— begin Data for the task —
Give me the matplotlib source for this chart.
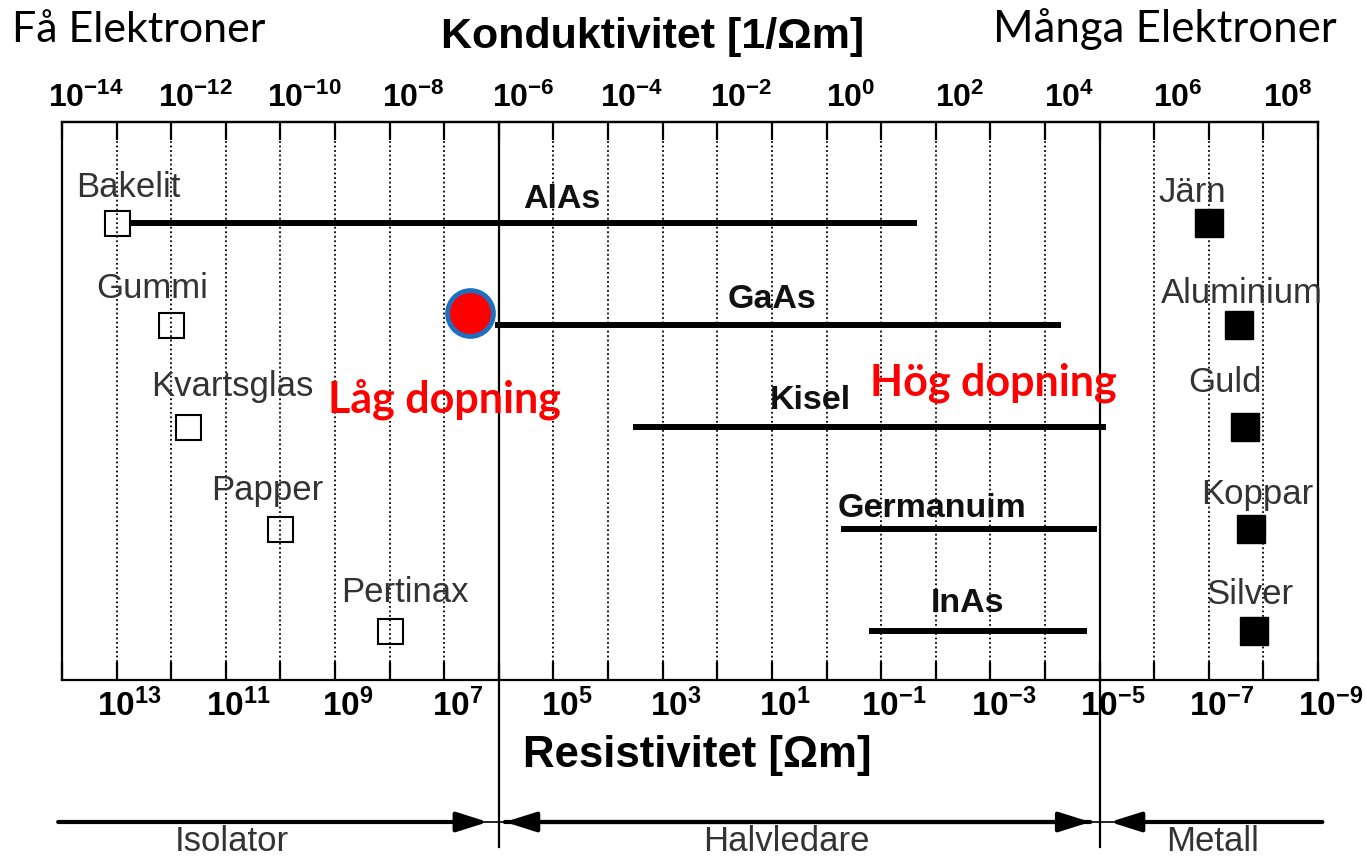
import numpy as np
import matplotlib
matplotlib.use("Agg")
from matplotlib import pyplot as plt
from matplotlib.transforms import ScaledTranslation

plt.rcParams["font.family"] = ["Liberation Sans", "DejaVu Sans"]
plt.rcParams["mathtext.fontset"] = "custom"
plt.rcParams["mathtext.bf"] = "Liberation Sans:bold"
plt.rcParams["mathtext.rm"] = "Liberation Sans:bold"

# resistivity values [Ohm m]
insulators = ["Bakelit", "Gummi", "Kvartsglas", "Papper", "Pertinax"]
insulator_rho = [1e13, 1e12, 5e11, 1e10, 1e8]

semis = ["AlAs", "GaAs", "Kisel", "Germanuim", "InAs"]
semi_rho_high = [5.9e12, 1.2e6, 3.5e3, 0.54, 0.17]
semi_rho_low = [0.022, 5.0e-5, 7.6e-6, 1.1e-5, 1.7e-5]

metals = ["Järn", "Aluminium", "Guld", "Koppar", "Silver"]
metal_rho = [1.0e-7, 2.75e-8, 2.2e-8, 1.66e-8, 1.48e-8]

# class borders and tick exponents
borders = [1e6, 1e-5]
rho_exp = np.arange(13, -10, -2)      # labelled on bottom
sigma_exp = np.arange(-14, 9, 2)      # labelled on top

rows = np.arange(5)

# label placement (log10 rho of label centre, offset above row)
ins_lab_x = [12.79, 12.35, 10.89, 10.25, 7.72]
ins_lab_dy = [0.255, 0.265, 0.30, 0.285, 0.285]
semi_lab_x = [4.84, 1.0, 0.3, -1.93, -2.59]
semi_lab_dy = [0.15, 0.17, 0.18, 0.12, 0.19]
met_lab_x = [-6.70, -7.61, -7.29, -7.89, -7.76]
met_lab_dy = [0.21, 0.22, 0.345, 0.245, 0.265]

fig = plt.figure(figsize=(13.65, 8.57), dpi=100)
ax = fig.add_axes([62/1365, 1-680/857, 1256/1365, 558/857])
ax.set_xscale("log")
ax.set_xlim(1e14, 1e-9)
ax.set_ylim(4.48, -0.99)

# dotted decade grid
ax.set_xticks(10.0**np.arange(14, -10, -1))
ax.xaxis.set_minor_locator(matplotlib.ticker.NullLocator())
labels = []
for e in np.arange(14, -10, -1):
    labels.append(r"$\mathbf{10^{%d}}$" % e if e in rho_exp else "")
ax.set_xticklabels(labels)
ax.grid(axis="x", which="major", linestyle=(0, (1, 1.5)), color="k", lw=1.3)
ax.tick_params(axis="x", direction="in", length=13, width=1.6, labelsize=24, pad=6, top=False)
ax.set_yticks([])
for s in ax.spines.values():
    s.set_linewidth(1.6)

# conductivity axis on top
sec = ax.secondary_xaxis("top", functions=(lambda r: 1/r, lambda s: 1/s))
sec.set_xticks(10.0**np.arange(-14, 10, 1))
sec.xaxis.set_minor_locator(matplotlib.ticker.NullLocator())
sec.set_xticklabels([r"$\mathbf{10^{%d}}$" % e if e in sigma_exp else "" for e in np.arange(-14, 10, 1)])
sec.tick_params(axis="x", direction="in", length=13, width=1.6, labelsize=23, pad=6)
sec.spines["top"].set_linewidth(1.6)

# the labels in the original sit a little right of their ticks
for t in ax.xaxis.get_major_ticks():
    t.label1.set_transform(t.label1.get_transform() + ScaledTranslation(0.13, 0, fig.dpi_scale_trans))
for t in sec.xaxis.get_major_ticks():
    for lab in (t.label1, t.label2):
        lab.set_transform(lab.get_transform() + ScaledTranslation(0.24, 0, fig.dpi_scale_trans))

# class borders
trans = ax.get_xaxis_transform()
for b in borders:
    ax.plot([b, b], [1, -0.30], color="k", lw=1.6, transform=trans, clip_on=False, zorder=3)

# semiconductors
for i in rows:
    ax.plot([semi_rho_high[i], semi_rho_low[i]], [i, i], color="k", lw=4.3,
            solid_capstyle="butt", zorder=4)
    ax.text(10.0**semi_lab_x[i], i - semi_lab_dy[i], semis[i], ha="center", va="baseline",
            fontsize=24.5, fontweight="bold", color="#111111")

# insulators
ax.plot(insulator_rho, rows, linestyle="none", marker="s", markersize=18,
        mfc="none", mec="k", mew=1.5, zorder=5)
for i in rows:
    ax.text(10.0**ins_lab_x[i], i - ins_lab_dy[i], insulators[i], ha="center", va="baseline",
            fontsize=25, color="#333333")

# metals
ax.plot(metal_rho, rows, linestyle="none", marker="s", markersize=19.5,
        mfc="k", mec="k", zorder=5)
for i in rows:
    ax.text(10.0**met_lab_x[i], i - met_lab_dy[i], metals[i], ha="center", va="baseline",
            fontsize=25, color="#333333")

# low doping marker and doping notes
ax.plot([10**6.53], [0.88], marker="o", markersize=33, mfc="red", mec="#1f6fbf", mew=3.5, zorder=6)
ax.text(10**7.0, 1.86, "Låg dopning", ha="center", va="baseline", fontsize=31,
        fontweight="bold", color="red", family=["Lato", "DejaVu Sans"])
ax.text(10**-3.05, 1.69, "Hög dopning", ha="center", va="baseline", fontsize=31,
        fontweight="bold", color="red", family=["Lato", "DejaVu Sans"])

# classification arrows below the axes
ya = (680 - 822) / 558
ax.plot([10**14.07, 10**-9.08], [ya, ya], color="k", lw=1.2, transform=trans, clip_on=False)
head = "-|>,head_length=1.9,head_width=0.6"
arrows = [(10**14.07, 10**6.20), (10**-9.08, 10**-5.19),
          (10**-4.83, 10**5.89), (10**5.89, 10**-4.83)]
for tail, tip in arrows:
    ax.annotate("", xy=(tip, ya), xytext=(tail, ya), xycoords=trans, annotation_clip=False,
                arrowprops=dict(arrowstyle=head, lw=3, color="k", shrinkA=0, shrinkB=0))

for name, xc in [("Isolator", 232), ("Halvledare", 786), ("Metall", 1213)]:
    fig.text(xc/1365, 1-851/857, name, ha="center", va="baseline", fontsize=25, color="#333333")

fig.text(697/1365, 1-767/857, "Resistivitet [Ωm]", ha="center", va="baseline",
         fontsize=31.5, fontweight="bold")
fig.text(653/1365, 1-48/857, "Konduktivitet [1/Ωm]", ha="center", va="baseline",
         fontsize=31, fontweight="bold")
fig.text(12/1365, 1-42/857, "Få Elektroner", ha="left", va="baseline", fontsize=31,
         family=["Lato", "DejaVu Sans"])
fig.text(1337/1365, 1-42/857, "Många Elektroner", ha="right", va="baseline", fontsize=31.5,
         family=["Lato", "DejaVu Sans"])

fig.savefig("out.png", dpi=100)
— end Data for the task —
— begin Data for the task —
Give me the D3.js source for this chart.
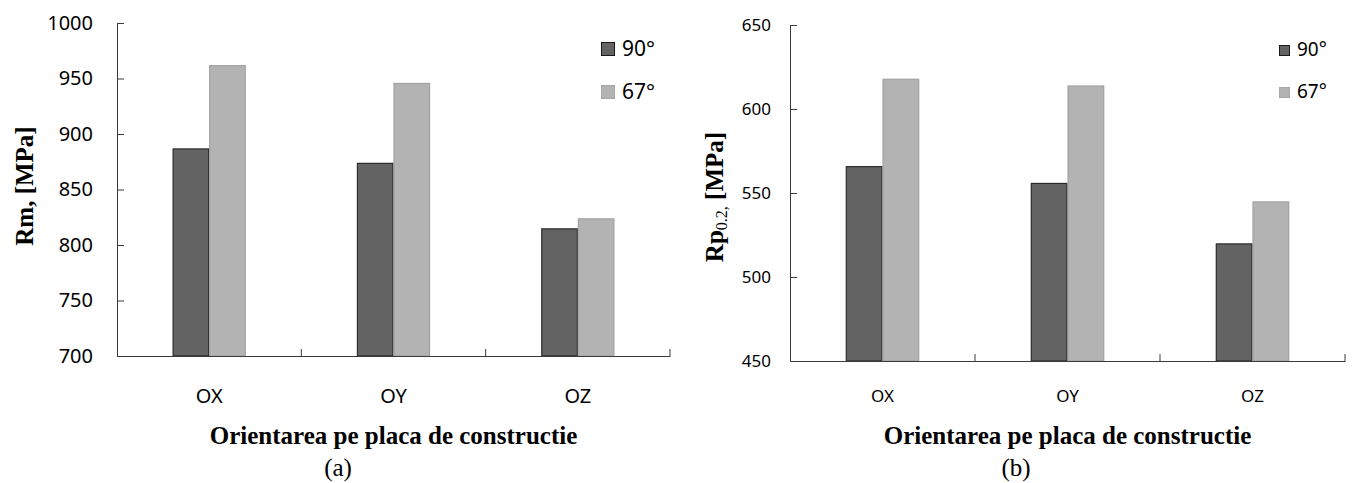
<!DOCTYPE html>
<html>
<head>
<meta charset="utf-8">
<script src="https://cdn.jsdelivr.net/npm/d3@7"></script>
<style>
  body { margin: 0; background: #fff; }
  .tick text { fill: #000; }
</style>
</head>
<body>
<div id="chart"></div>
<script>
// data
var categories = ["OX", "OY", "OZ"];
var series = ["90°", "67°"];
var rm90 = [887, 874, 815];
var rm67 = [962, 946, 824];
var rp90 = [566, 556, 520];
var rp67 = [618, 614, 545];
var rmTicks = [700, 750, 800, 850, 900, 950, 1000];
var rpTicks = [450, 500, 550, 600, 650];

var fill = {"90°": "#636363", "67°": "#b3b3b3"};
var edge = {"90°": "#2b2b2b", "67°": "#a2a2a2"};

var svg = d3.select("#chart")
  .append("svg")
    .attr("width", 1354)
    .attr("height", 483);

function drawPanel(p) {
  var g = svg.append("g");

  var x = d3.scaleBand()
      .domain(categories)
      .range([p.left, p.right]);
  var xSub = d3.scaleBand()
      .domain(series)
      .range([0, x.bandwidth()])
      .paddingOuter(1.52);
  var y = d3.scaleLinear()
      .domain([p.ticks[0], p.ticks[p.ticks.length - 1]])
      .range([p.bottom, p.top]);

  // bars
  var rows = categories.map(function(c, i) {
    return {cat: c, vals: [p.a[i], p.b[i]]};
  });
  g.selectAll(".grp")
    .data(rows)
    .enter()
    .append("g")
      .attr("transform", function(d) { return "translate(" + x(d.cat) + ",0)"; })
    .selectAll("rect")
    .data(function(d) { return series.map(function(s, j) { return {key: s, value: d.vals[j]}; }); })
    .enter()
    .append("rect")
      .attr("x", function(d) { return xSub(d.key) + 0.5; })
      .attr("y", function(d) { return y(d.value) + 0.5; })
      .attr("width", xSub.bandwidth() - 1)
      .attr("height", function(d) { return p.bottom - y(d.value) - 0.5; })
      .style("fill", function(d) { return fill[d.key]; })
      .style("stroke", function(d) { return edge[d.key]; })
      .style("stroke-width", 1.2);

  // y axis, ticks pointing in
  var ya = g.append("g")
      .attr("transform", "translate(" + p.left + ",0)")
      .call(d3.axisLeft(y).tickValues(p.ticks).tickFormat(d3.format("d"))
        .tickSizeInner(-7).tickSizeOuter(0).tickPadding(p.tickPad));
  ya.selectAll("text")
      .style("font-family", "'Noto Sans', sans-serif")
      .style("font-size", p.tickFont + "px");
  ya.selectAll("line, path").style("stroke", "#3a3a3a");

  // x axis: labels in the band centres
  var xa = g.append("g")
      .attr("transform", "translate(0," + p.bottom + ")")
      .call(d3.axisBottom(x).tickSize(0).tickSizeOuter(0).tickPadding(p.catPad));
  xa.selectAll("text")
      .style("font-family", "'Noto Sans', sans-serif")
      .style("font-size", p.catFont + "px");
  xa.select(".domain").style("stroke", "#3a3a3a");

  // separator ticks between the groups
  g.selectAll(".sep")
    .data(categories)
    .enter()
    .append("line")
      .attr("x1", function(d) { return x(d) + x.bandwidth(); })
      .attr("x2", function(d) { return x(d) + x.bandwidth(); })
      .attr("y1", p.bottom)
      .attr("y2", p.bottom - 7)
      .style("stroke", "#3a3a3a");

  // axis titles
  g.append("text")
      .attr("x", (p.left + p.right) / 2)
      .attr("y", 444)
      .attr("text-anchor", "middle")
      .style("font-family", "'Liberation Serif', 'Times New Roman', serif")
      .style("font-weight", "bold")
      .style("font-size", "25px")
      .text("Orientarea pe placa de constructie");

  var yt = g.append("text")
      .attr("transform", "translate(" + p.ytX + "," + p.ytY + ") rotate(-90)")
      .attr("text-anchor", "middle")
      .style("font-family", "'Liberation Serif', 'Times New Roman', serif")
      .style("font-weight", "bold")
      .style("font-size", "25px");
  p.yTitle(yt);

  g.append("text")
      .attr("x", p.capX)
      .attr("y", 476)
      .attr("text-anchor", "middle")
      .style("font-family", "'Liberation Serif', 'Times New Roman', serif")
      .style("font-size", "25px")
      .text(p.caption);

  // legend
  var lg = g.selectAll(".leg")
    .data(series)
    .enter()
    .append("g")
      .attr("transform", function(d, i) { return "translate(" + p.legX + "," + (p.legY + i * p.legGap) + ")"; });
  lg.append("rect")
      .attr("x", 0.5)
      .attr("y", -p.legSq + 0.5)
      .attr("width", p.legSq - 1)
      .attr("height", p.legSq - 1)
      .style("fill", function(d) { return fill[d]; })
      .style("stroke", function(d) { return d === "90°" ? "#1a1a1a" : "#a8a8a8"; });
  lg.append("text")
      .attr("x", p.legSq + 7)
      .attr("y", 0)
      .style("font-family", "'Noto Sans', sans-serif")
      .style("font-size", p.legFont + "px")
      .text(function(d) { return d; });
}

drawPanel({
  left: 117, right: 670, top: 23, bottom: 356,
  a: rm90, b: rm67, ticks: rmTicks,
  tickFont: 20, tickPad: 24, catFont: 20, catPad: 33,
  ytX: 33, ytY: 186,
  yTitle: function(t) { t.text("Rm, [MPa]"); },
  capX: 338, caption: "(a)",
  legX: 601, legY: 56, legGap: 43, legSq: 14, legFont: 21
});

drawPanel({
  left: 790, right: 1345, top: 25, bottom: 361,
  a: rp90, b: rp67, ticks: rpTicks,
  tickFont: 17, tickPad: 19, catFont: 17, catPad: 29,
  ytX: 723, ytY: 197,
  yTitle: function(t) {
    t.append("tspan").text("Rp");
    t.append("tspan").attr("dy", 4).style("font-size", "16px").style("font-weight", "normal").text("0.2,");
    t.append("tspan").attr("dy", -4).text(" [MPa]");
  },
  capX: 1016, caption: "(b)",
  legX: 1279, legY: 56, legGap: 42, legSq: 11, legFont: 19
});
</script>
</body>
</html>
— end Data for the task —
**Written problem**
Return exactly the lines from the one with "Give me the matplotlib source for this chart." to the one with "rows = np.arange(5)", both ends kept, and only those. Images are left out.

**Complete response**
Give me the matplotlib source for this chart.
import numpy as np
import matplotlib
matplotlib.use("Agg")
from matplotlib import pyplot as plt
from matplotlib.transforms import ScaledTranslation

plt.rcParams["font.family"] = ["Liberation Sans", "DejaVu Sans"]
plt.rcParams["mathtext.fontset"] = "custom"
plt.rcParams["mathtext.bf"] = "Liberation Sans:bold"
plt.rcParams["mathtext.rm"] = "Liberation Sans:bold"

# resistivity values [Ohm m]
insulators = ["Bakelit", "Gummi", "Kvartsglas", "Papper", "Pertinax"]
insulator_rho = [1e13, 1e12, 5e11, 1e10, 1e8]

semis = ["AlAs", "GaAs", "Kisel", "Germanuim", "InAs"]
semi_rho_high = [5.9e12, 1.2e6, 3.5e3, 0.54, 0.17]
semi_rho_low = [0.022, 5.0e-5, 7.6e-6, 1.1e-5, 1.7e-5]

metals = ["Järn", "Aluminium", "Guld", "Koppar", "Silver"]
metal_rho = [1.0e-7, 2.75e-8, 2.2e-8, 1.66e-8, 1.48e-8]

# class borders and tick exponents
borders = [1e6, 1e-5]
rho_exp = np.arange(13, -10, -2)      # labelled on bottom
sigma_exp = np.arange(-14, 9, 2)      # labelled on top

rows = np.arange(5)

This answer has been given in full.